OIDC is an authentication protocol that allows us to solve the “recursive secret” problem that has been a common theme of the config management tools we’ve covered so far. Rather than explain what OIDC is and how it works, I think it’s easier to show an example of what it can do by walking through how to do it in GitHub Actions.

GitHub Actions allows you to create a JWT for your workflow run that contains “claims”, or information about your workflow that are signed by GitHub’s identity provider. This JWT can be used by other services to verify that a request came from your workflow. To create a JWT for your workflow in GitHub Actions, you can use the following snippet:

jobs:
  ansible-job:
    runs-on: ubuntu-latest
    permissions:
      id-token: write
      contents: read

The “id-token” line is what grants the workflow permission to request a JWT. Next, we can use the JWT to authenticate the workflow to a secret manager like Hashicorp Vault and retrieve a secret. In this scenario, Vault has already been configured to support federated workflow identities from GitHub, and this specific workflow’s claims have been authorized to access “ansible_secret” in Vault.

steps:
	...
      - name: Retrieve secret from Vault
        id: secrets
        uses: hashicorp/vault-action@d1720f055e0635fd932a1d2a48f87a666a57906c
        with:
          method: jwt
          url: https://vault.yourdomain.com/
          namespace: VAULT-NAMESPACE # HCP Vault and Vault Enterprise only
          role: ROLE-NAME
          secrets: secret/data/ci ansible_secret | ANSIBLE_SECRET

 Finally, we can use the secret we retrieved from Hashicorp Vault in our Ansible automation by referencing it at ${{ steps.secrets.outputs.ANSIBLE_SECRET }}. Since GitHub Actions variables are converted to strings at runtime, we’ll put the secret in a Linux environment variable to avoid exposing the secret in the command line arguments.

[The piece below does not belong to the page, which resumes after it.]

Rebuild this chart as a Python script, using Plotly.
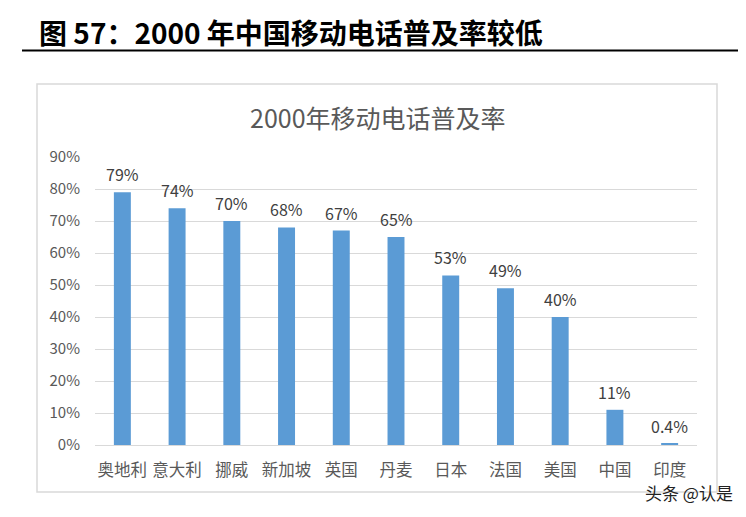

 - name: Use secret from Vault
        run: |
          ansible-playbook -i inventory.ini –extra-vars “secret=$ANSIBLE_SECRET” playbook.yml
        env:
          ANSIBLE_SECRET: ${{ steps.secrets.outputs.ANSIBLE_SECRET }}

The JWT from GitHub that we used to access the secret in Hashicorp Vault is short-lived and will automatically expire when its Time To Live (TTL) is reached. This means we now have a way to access our config manager secrets that doesn’t rely on a recursive secret! Not only that – this pattern can be used to retrieve secrets for other config management tools or different IaC like Terraform. The only requirement is that your CI platform and secret manager need to support OIDC authentication for federated workflow identities.

Wrapping up

Securing secrets in automation can be challenging because we are authenticating non-human identities rather than actual people when we provide access to the secrets. We covered many native ways to handle secrets in configuration management tools, which are all valid ways to handle secrets, but they each had their trade-offs.

Modern authentication protocols like OIDC allow us to create new solutions for handling secrets, which gives us more options when considering what the right choice is for us. Hopefully this blog post helped you think about which trade-offs you’re willing to make, and which method of handling secrets makes the most sense for you.